United Nations Foundation Calls on World Heritage Committee and Country Governments to Help Preserve our Endangered World Heritage Sites
Statement by Erika Harms, Executive Director of Sustainable Development
Washington, DC — June 30, 2008
“At the 32nd World Heritage Committee meeting in Quebec City this week, the health of 60 potentially endangered sites including the Galápagos Islands, Machu Picchu, and Virunga National Park will be discussed. World Heritage sites, both manmade and natural, have withstood the test of time for hundreds or even thousands of years. Yet some sites face imminent threats from external factors such as armed conflicts, climate change, and uncontrolled tourism.
World Heritage sites belong to all of us and it is vital to protect these sites and their natural and cultural heritage. Heritage is our legacy—our gift to future generations. The local communities living in and around these places depend on the destinations for their livelihoods.
It is imperative that the Galápagos Islands and Virunga National Park remain on the endangered list and receive the attention and support needed to care for the sites.

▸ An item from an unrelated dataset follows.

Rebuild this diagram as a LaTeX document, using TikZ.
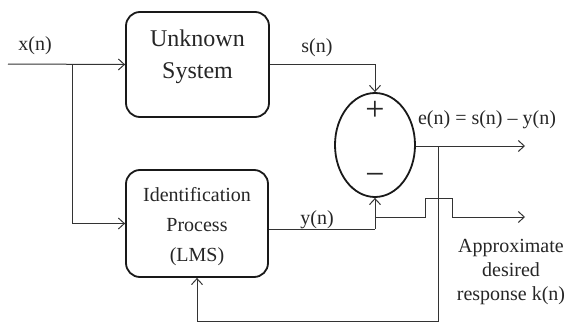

Thirty years ago, the global community committed to protecting the Galápagos, the first inscribed World Heritage site. We need to uphold our commitment to preserve the islands and keep them safe from invasive species and uncontrolled tourism. Perhaps the most horrifying example of the impact of conflict on threatened sites is occurring in Virunga National Park, the oldest national park in Africa and home to around half of the 700 mountain gorillas left in the world. Civil unrest and armed conflict from the mid-1990s to today have devastated the Democratic Republic of Congo and placed Virunga’s wildlife and the site rangers in jeopardy.
We urge the World Heritage Committee to recognize the threatened sites and to encourage countries to do their part to save our sites in danger. If country governments, the tourism industry, global partners, local communities, individuals and the United Nations all work together, we can protect and preserve our world’s greatest treasures for future generations to experience and enjoy.”
About the UN Foundation
The UN Foundation was created in 1998 with businessman and philanthropist Ted Turner’s historic $1 billion gift to support United Nations’ causes. The UN Foundation promotes a more peaceful, prosperous, and just world through the support of the United Nations. Through new and innovative public-private partnerships, advocacy and grantmaking, the UN Foundation acts to meet the most pressing health, humanitarian, socioeconomic, and environmental challenges of the 21st century.